- RAW DATA:

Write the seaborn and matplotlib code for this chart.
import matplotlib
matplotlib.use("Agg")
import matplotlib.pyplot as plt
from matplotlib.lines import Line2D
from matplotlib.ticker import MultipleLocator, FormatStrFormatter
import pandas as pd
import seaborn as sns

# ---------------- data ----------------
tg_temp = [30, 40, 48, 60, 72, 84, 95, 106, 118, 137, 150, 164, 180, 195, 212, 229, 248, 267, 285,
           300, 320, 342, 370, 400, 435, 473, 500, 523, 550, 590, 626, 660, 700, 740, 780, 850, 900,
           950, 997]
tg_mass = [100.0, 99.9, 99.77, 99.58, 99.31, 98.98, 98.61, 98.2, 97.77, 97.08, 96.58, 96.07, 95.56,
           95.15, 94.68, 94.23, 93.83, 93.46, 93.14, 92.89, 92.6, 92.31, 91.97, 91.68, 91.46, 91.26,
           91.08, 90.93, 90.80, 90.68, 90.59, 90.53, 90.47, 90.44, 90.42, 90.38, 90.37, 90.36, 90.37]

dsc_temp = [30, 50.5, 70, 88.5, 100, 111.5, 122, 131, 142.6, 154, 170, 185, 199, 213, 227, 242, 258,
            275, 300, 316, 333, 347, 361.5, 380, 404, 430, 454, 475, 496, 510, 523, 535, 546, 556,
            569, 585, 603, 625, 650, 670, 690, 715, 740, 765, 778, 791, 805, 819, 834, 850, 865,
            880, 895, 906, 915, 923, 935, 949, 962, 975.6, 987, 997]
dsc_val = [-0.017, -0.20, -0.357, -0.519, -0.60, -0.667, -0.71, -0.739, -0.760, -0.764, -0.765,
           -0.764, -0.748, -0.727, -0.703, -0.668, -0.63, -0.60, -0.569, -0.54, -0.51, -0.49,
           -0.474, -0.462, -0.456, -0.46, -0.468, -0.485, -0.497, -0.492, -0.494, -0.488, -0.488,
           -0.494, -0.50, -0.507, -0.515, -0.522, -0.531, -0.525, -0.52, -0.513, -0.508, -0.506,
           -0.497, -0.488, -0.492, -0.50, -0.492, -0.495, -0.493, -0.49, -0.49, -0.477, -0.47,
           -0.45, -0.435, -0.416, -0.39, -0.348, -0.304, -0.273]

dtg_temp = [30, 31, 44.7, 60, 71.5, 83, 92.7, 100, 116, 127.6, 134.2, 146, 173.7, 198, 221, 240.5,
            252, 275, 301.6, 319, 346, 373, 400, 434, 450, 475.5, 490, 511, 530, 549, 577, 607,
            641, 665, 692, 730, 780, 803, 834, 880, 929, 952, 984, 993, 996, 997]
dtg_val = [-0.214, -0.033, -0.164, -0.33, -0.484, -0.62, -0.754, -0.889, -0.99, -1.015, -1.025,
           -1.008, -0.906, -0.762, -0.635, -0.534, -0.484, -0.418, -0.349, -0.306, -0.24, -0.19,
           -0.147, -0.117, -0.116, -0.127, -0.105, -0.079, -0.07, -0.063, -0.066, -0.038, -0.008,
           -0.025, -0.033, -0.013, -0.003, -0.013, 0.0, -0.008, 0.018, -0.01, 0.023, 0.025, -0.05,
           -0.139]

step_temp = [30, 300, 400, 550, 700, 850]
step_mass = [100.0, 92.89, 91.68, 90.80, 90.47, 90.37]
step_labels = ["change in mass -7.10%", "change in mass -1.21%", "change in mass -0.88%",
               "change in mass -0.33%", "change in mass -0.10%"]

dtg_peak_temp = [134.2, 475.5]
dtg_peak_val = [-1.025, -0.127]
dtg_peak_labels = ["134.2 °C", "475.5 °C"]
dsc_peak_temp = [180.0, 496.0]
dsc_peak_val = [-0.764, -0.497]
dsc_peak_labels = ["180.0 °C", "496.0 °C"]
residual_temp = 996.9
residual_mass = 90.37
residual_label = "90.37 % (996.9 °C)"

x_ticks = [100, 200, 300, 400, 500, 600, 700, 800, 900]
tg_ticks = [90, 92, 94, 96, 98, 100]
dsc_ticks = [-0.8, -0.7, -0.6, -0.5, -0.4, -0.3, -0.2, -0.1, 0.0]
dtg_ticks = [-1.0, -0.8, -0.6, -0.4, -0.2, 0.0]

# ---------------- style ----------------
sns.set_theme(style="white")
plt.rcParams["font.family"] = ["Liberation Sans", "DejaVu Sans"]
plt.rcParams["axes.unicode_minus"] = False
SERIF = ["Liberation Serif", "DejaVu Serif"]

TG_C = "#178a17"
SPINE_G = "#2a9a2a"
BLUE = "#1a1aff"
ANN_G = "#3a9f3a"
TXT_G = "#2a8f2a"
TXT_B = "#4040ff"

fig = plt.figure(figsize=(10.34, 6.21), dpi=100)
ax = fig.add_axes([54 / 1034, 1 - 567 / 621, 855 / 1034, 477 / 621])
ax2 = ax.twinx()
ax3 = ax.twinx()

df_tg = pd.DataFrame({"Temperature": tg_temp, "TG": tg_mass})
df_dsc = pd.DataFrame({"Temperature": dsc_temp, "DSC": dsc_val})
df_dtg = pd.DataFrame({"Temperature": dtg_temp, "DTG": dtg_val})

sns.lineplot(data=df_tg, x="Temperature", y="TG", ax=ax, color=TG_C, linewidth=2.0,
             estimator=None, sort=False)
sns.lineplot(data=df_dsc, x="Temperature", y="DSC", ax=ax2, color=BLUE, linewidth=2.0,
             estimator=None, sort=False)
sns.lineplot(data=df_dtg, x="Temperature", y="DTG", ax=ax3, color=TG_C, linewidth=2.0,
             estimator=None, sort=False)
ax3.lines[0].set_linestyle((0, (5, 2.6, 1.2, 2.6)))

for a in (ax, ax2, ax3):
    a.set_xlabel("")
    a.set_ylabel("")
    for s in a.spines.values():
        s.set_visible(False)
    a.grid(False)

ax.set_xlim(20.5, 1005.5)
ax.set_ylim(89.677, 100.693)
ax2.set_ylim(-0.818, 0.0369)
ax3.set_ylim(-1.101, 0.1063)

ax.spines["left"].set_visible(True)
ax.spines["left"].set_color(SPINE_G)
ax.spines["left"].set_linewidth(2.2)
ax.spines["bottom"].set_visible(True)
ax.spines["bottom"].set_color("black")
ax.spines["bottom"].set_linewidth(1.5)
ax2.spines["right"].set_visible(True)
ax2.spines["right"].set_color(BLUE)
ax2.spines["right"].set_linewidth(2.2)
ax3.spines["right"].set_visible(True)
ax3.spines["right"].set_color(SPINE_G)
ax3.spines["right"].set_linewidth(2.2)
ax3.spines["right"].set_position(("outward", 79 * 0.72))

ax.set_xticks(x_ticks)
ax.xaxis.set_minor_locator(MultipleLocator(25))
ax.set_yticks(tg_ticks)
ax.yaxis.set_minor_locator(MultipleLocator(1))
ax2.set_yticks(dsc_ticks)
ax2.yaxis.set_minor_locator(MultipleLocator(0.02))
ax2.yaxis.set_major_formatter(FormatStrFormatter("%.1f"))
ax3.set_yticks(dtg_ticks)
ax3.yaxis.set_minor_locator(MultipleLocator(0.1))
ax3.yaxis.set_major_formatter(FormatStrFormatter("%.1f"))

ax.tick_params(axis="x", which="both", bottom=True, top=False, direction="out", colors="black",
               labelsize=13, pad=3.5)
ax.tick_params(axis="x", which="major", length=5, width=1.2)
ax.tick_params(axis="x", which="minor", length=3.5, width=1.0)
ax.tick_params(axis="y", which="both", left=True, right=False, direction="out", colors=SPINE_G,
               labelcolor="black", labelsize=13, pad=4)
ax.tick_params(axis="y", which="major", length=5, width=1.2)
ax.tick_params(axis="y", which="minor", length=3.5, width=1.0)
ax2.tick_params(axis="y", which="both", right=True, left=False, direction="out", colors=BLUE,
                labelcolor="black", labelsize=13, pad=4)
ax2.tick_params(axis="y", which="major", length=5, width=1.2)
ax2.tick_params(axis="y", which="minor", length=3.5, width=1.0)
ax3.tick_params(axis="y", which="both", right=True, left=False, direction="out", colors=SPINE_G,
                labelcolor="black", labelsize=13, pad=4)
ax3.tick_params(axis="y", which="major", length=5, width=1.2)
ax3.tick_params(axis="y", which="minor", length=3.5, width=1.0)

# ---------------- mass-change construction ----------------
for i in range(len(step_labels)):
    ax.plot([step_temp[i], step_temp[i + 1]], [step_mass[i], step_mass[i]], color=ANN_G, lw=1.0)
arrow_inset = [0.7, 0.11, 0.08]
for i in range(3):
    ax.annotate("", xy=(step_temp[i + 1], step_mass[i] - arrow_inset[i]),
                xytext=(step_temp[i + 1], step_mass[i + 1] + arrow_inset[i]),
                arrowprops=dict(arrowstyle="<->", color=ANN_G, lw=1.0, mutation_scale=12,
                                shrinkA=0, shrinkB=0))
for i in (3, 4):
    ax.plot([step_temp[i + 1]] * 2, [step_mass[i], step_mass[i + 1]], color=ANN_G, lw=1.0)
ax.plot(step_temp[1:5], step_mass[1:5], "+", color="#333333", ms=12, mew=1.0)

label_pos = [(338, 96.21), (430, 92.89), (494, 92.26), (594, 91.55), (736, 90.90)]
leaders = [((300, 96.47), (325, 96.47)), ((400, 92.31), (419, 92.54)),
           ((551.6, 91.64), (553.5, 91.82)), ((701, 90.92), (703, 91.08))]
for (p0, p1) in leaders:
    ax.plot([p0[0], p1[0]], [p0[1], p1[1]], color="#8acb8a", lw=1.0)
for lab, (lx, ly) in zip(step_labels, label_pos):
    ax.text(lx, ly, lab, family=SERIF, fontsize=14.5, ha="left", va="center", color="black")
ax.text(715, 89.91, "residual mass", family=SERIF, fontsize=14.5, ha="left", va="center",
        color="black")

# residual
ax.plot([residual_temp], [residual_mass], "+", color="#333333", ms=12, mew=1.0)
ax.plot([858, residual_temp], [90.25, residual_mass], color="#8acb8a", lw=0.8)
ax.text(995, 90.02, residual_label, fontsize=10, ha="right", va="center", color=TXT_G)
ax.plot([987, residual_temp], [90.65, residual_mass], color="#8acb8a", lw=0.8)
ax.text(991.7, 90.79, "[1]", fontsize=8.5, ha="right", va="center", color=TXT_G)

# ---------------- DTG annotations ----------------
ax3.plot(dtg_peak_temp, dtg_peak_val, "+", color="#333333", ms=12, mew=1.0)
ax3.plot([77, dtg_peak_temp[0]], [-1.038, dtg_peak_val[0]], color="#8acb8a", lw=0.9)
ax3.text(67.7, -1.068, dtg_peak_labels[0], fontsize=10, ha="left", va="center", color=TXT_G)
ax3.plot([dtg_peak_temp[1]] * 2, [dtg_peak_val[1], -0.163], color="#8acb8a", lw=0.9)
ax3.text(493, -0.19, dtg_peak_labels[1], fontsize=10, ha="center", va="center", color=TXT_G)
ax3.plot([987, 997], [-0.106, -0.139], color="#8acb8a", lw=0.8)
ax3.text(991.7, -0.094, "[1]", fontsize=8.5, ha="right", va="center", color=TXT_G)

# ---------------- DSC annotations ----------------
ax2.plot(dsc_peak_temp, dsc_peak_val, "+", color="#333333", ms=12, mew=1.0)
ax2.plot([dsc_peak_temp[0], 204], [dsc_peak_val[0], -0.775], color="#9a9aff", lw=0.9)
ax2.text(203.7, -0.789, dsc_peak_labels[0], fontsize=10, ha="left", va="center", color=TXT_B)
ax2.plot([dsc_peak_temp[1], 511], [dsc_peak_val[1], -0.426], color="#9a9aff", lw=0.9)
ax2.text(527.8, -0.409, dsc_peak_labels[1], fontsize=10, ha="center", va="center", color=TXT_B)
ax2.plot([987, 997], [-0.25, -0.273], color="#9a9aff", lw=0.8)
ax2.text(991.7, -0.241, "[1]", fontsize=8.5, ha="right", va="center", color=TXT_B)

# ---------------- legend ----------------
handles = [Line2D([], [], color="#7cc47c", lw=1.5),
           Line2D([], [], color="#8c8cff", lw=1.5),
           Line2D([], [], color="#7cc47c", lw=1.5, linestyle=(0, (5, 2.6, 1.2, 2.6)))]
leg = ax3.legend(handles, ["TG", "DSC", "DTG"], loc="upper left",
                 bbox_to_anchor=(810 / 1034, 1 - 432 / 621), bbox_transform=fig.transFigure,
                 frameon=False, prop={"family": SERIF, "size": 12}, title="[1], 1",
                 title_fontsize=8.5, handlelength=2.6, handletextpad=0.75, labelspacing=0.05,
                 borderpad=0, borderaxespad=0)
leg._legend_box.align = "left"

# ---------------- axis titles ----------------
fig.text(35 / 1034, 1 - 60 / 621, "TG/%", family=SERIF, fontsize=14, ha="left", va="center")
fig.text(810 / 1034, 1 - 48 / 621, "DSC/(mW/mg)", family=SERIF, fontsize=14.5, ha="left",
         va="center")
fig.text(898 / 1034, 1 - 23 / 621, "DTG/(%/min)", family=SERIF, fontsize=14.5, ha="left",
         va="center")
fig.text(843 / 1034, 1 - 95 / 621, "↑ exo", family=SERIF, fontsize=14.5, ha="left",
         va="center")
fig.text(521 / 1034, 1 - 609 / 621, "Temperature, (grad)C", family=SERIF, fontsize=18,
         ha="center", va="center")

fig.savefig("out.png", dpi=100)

- TASK PROMPT: Please reproduce exactly the lines above, beginning with the first and ending with the line that contains "-0.45, -0.435, -0.416, -0.39, -0.348, -0.304, -0.273]", and include nothing outside that range.

- ANSWER BELOW:
Write the seaborn and matplotlib code for this chart.
import matplotlib
matplotlib.use("Agg")
import matplotlib.pyplot as plt
from matplotlib.lines import Line2D
from matplotlib.ticker import MultipleLocator, FormatStrFormatter
import pandas as pd
import seaborn as sns

# ---------------- data ----------------
tg_temp = [30, 40, 48, 60, 72, 84, 95, 106, 118, 137, 150, 164, 180, 195, 212, 229, 248, 267, 285,
           300, 320, 342, 370, 400, 435, 473, 500, 523, 550, 590, 626, 660, 700, 740, 780, 850, 900,
           950, 997]
tg_mass = [100.0, 99.9, 99.77, 99.58, 99.31, 98.98, 98.61, 98.2, 97.77, 97.08, 96.58, 96.07, 95.56,
           95.15, 94.68, 94.23, 93.83, 93.46, 93.14, 92.89, 92.6, 92.31, 91.97, 91.68, 91.46, 91.26,
           91.08, 90.93, 90.80, 90.68, 90.59, 90.53, 90.47, 90.44, 90.42, 90.38, 90.37, 90.36, 90.37]

dsc_temp = [30, 50.5, 70, 88.5, 100, 111.5, 122, 131, 142.6, 154, 170, 185, 199, 213, 227, 242, 258,
            275, 300, 316, 333, 347, 361.5, 380, 404, 430, 454, 475, 496, 510, 523, 535, 546, 556,
            569, 585, 603, 625, 650, 670, 690, 715, 740, 765, 778, 791, 805, 819, 834, 850, 865,
            880, 895, 906, 915, 923, 935, 949, 962, 975.6, 987, 997]
dsc_val = [-0.017, -0.20, -0.357, -0.519, -0.60, -0.667, -0.71, -0.739, -0.760, -0.764, -0.765,
           -0.764, -0.748, -0.727, -0.703, -0.668, -0.63, -0.60, -0.569, -0.54, -0.51, -0.49,
           -0.474, -0.462, -0.456, -0.46, -0.468, -0.485, -0.497, -0.492, -0.494, -0.488, -0.488,
           -0.494, -0.50, -0.507, -0.515, -0.522, -0.531, -0.525, -0.52, -0.513, -0.508, -0.506,
           -0.497, -0.488, -0.492, -0.50, -0.492, -0.495, -0.493, -0.49, -0.49, -0.477, -0.47,
           -0.45, -0.435, -0.416, -0.39, -0.348, -0.304, -0.273]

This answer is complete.